I was living on Maui in a tiny ohana when my neighbor moved away and left a young, very pregnant tabby behind. We took pity on her and fed her and a couple weeks later she gave birth to six tiny, wet-black kittens on the carpet behind our couch.

While she was in process, a large black tom pushed open our screen door and came into the living room. He was a feral cat from the cane fields, wary of humans, and yet when my husband went to shoo him outside, he stood his ground. I had been raised to believe that male cats ate babies. My panic and an old broom got him back out and we locked the screen door. For the rest of the evening he stood on his hind feet, one paw resting on the screen and watched.

He was still on the porch the next day and the day after that. I put out some kibble - which he didn't eat. He stayed on the porch all week. After that first night he would run off if we approached him, but he'd come right back. He also spent a lot of time calling to them - short calls that sounded like "ark" or "airr."

By the end of the second week the kittens were opening their eyes. I still didn't trust him, but it seemed strange that he would spend so much time waiting to eat these six little guys when there were perfectly good mice and centipedes all over the yard. Finally I took one of the babies and held it up to the screen for him to smell. He sniffed it up and down then rubbed his cheek back and forth against the mesh.

The first time I let him in, the kittens were almost 4 weeks old.

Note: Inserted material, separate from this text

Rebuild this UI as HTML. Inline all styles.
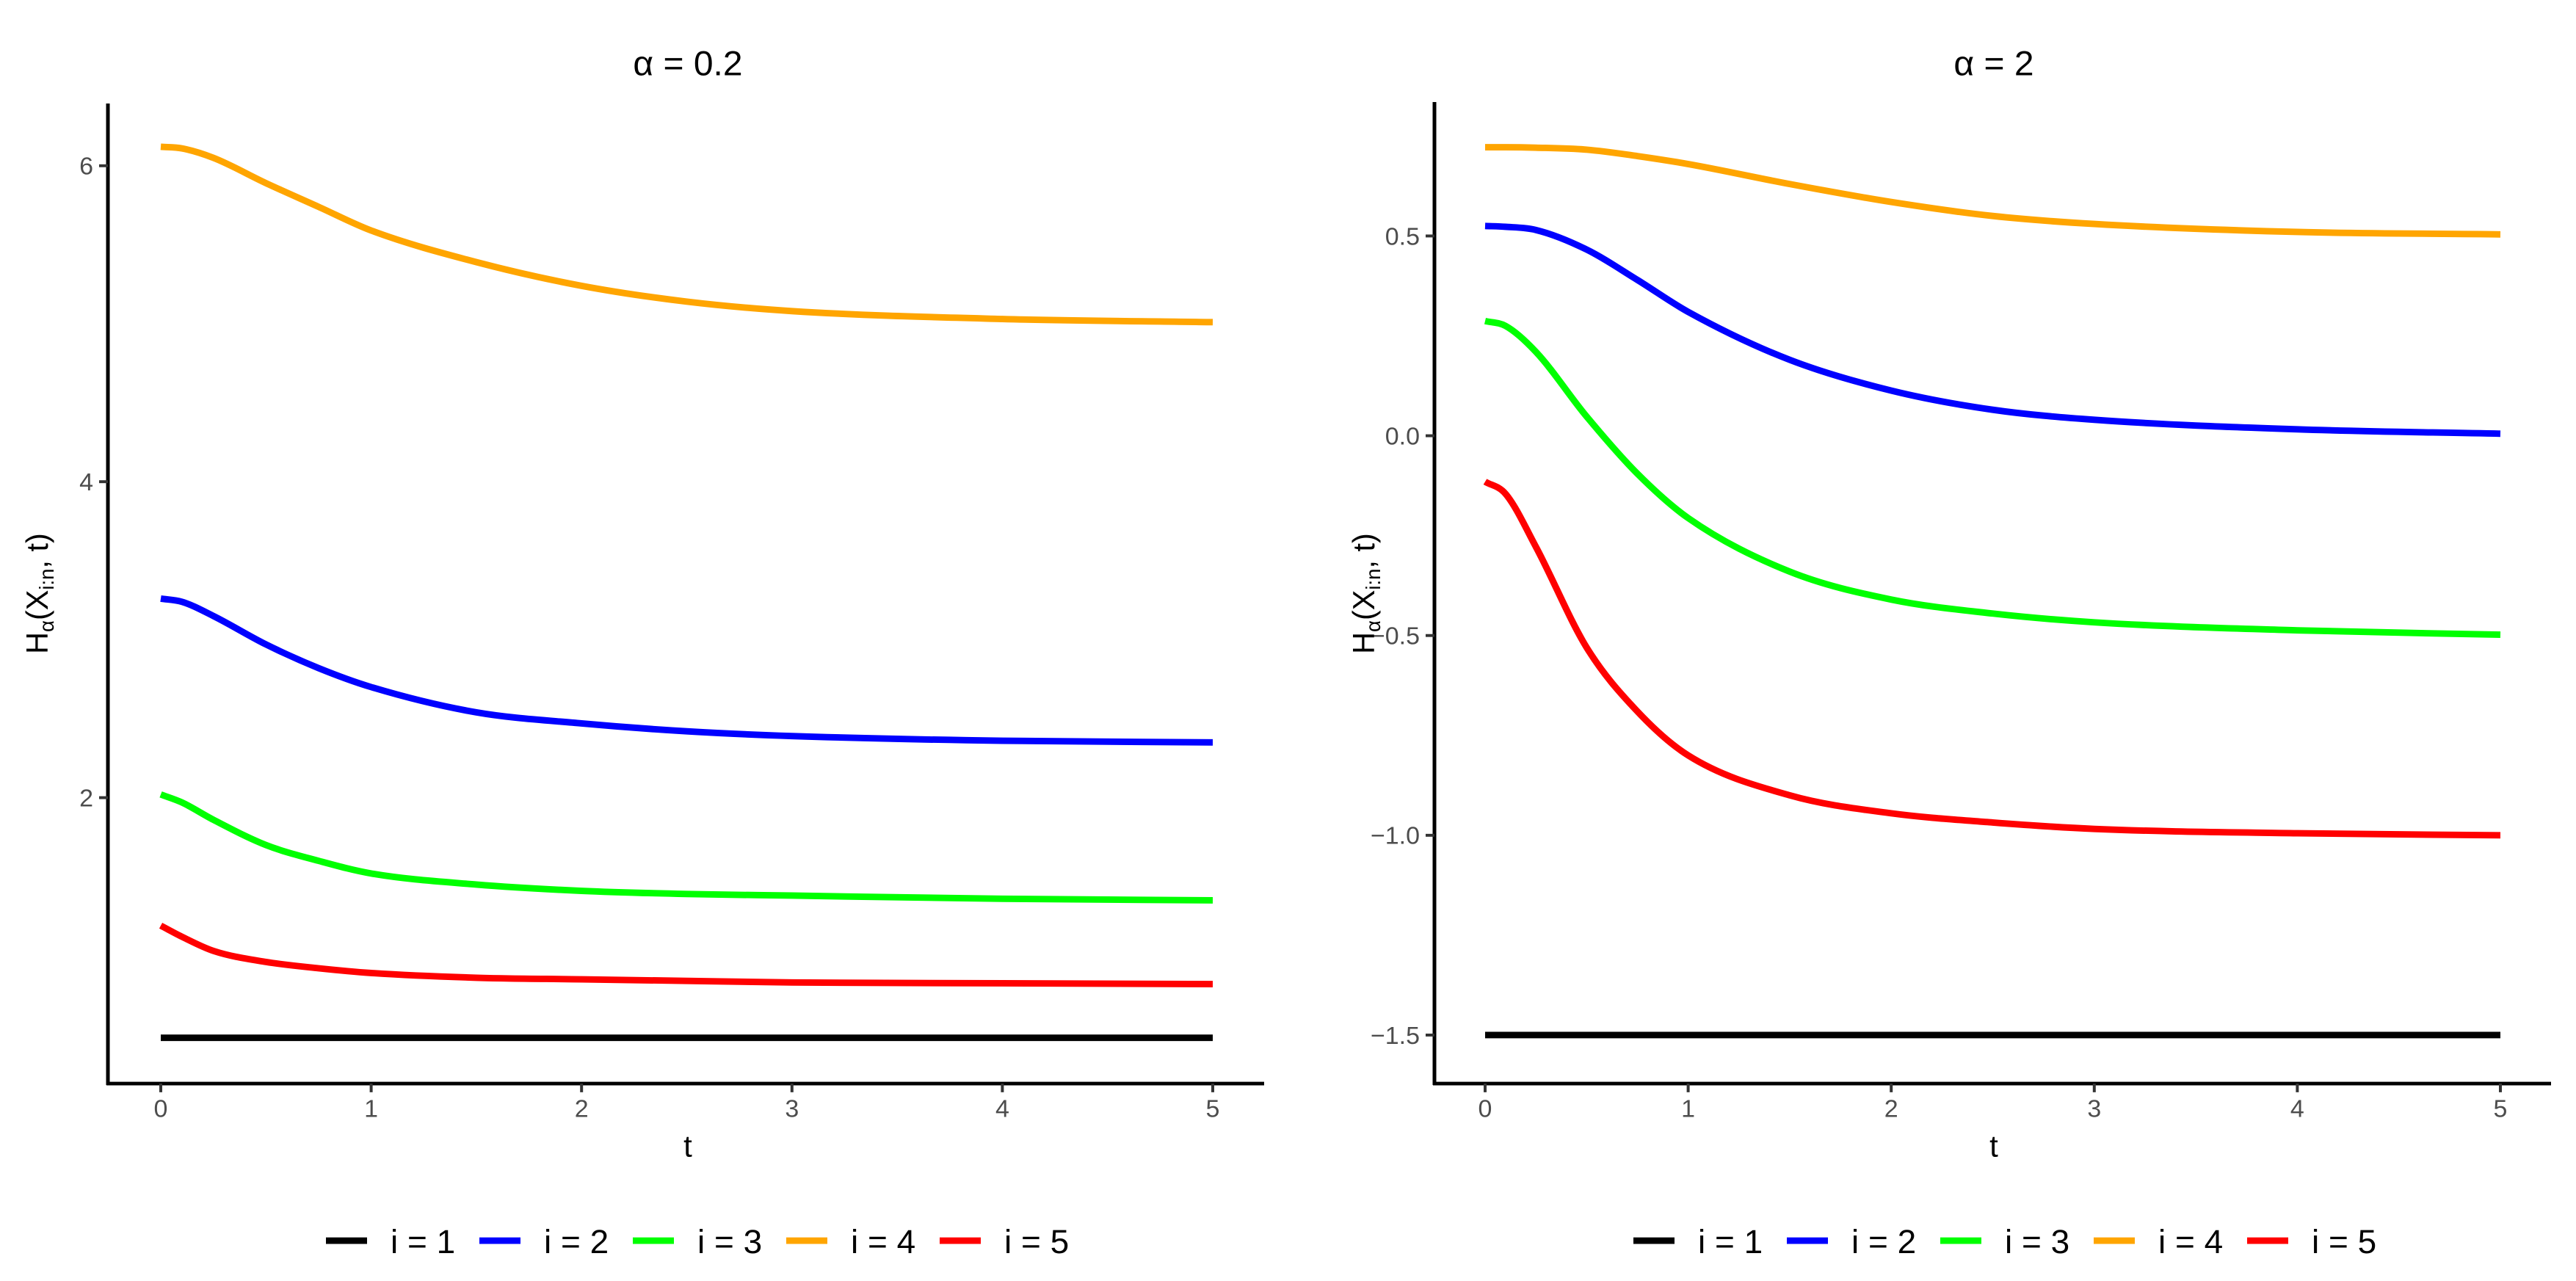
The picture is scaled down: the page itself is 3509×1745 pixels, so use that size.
<!DOCTYPE html>
<html><head><meta charset="utf-8"><style>
html,body{margin:0;padding:0;background:#fff;}
svg{display:block;font-family:"Liberation Sans","DejaVu Sans",sans-serif;}
</style></head><body>
<svg id="chart" width="3509" height="1745" viewBox="0 0 3509 1745" xmlns="http://www.w3.org/2000/svg"><g id="root" transform="scale(1,0.986)"></g></svg>
<script>
const tVals = [0,0.1,0.25,0.5,0.75,1,1.5,2,2.5,3,4,5];
const seriesNames = ["i = 1","i = 2","i = 3","i = 4","i = 5"];
const seriesColors = ["#000000","#0000ff","#00ff00","#ffa500","#ff0000"];
// panel 1 (alpha = 0.2)
const p1_s1 = [0.48,0.48,0.48,0.48,0.48,0.48,0.48,0.48,0.48,0.48,0.48,0.48];
const p1_s2 = [3.26,3.24,3.15,2.97,2.82,2.70,2.54,2.47,2.42,2.39,2.36,2.35];
const p1_s3 = [2.02,1.97,1.86,1.70,1.60,1.52,1.45,1.41,1.39,1.38,1.36,1.35];
const p1_s4 = [6.12,6.11,6.05,5.89,5.74,5.59,5.39,5.24,5.14,5.08,5.03,5.01];
const p1_s5 = [1.19,1.12,1.03,0.96,0.92,0.89,0.86,0.85,0.84,0.83,0.825,0.82];
const p1_yTicks = [2,4,6];
const p1_yLabels = ["2","4","6"];
// panel 2 (alpha = 2)
const p2_s1 = [-1.5,-1.5,-1.5,-1.5,-1.5,-1.5,-1.5,-1.5,-1.5,-1.5,-1.5,-1.5];
const p2_s2 = [0.525,0.523,0.515,0.466,0.39,0.31,0.19,0.113,0.065,0.04,0.016,0.005];
const p2_s3 = [0.287,0.275,0.21,0.048,-0.095,-0.206,-0.34,-0.41,-0.445,-0.467,-0.487,-0.498];
const p2_s4 = [0.722,0.722,0.721,0.716,0.70,0.68,0.63,0.585,0.55,0.53,0.51,0.504];
const p2_s5 = [-0.115,-0.145,-0.278,-0.53,-0.69,-0.80,-0.90,-0.945,-0.968,-0.984,-0.995,-1.0];
const p2_yTicks = [-1.5,-1.0,-0.5,0.0,0.5];
const p2_yLabels = ["\u22121.5","\u22121.0","\u22120.5","0.0","0.5"];
const xTicks = [0,1,2,3,4,5];
const xLabels = ["0","1","2","3","4","5"];

const root = document.getElementById('root');
const NS = "http://www.w3.org/2000/svg";
function mk(tag, attrs, parent){
  const e = document.createElementNS(NS, tag);
  for (const k in attrs) e.setAttribute(k, attrs[k]);
  (parent||root).appendChild(e);
  return e;
}
// monotone cubic (Fritsch-Carlson) path
function monoPath(pts){
  const n = pts.length, dx=[], dy=[], m=[], tan=[];
  for (let i=0;i<n-1;i++){ dx[i]=pts[i+1][0]-pts[i][0]; dy[i]=pts[i+1][1]-pts[i][1]; m[i]=dy[i]/dx[i]; }
  tan[0]=m[0]; tan[n-1]=m[n-2];
  for (let i=1;i<n-1;i++){ tan[i] = (m[i-1]*m[i]<=0) ? 0 : (m[i-1]+m[i])/2; }
  for (let i=0;i<n-1;i++){
    if (m[i]===0){ tan[i]=0; tan[i+1]=0; continue; }
    const a=tan[i]/m[i], b=tan[i+1]/m[i], s=a*a+b*b;
    if (s>9){ const t=3/Math.sqrt(s); tan[i]=t*a*m[i]; tan[i+1]=t*b*m[i]; }
  }
  let d="M"+pts[0][0]+","+pts[0][1];
  for (let i=0;i<n-1;i++){
    const h=dx[i]/3;
    d+=" C"+(pts[i][0]+h)+","+(pts[i][1]+tan[i]*h)+" "+(pts[i+1][0]-h)+","+(pts[i+1][1]-tan[i+1]*h)+" "+pts[i+1][0]+","+pts[i+1][1];
  }
  return d;
}
function panel(cfg){
  const g = mk('g', {});
  
  
  const xs = t => cfg.x0 + (t-0)*(cfg.x5-cfg.x0)/5;
  const ys = v => cfg.yA + (v-cfg.vA)*(cfg.yB-cfg.yA)/(cfg.vB-cfg.vA);
  cfg.series.forEach((s,si)=>{
    const pts = tVals.map((t,i)=>[xs(t), ys(s[i])]);
    const p = mk('path', {d:monoPath(pts), fill:'none', stroke:seriesColors[si], 'stroke-width':9, 'stroke-linejoin':'round'}, g);
    
    
  });
  const ya = mk('line', {x1:cfg.ax, y1:cfg.top, x2:cfg.ax, y2:cfg.bot+2, stroke:'#000', 'stroke-width':5}, g);
  
  
  const xa = mk('line', {x1:cfg.ax-2, y1:cfg.bot, x2:cfg.right, y2:cfg.bot, stroke:'#000', 'stroke-width':5}, g);
  
  
  xTicks.forEach((t,i)=>{
    mk('line',{x1:xs(t),y1:cfg.bot,x2:xs(t),y2:cfg.bot+12,stroke:'#333','stroke-width':4},g);
    const tx = mk('text',{x:xs(t),y:cfg.bot+46,'text-anchor':'middle','font-size':34,fill:'#4d4d4d'},g);
    
    
    tx.textContent = xLabels[i];
  });
  cfg.yTicks.forEach((v,i)=>{
    mk('line',{x1:cfg.ax-12,y1:ys(v),x2:cfg.ax,y2:ys(v),stroke:'#333','stroke-width':4},g);
    const tx = mk('text',{x:cfg.ax-20,y:ys(v)+12,'text-anchor':'end','font-size':34,fill:'#4d4d4d'},g);
    
    
    tx.textContent = cfg.yLabels[i];
  });
  const title = mk('text',{x:cfg.cx,y:104,'text-anchor':'middle','font-size':48,fill:'#000'},g);
  
  
  title.textContent = cfg.title;
  const xt = mk('text',{x:cfg.cx,y:1598,'text-anchor':'middle','font-size':42,fill:'#000'},g);
  
  
  xt.textContent = 't';
  const yt = mk('text',{x:0,y:0,'text-anchor':'middle','font-size':42,fill:'#000',transform:'translate('+(cfg.ax-82)+',820) rotate(-90)'},g);
  
  
  yt.innerHTML = 'H<tspan font-size="28" dy="8">\u03b1</tspan><tspan dy="-8">(X</tspan><tspan font-size="28" dy="8">i:n</tspan><tspan dy="-8">, t)</tspan>';
  const lg = mk('g',{},g);
  
  
  seriesNames.forEach((n,i)=>{
    const lx = cfg.legX + i*209;
    const e = mk('g',{},lg);
    
    
    mk('line',{x1:lx,y1:1714,x2:lx+56,y2:1714,stroke:seriesColors[i],'stroke-width':9},e);
    const t = mk('text',{x:lx+88,y:1731,'font-size':46,fill:'#000'},e);
    t.textContent = n;
  });
}
panel({name:'panel-alpha-0.2', title:'\u03b1 = 0.2', x0:219, x5:1652, ax:147, right:1722, top:143, bot:1497,
  yA:1102, vA:2, yB:229, vB:6, cx:937, legX:444,
  series:[p1_s1,p1_s2,p1_s3,p1_s4,p1_s5], yTicks:p1_yTicks, yLabels:p1_yLabels});
panel({name:'panel-alpha-2', title:'\u03b1 = 2', x0:2023, x5:3406, ax:1954, right:3475, top:141, bot:1497,
  yA:602, vA:0, yB:326, vB:0.5, cx:2716, legX:2225,
  series:[p2_s1,p2_s2,p2_s3,p2_s4,p2_s5], yTicks:p2_yTicks, yLabels:p2_yLabels});
</script>
</body></html>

They were wobbly as they charged and wrestled with each other and tried to follow their mother, who did not seem fond of them at all and spent most of her time on furniture out of their reach. I don't remember the details that day, only that both he and I were very nervous, and that mama - who tended to hiss at him - was out of the house. He spent a while washing each kitten, and he kept his eye on me.

Within the next few weeks, we worked out a routine. In the morning I would open the screen door - mama cat would run out and he would step just inside and murmur. The kittens would run to him. After he washed their faces, they followed him in a line - tails straight up in the air - down the steps into the garden, where only his tail was visible above the tall grass.

One morning he showed up with a half dead centipede, killed it in front of them, and let them play with it. He taught them to kill mice too, and climb the lychee tree. For the next six months, until I moved taking the kittens with me, he was a daily visitor. Although he never let me touch him after the broom incident, he would often catch my eye and I like to think we developed a mutual friendship and respect.

So, yes. Male cats can be extraordinary fathers, and pretty amazing beings as well.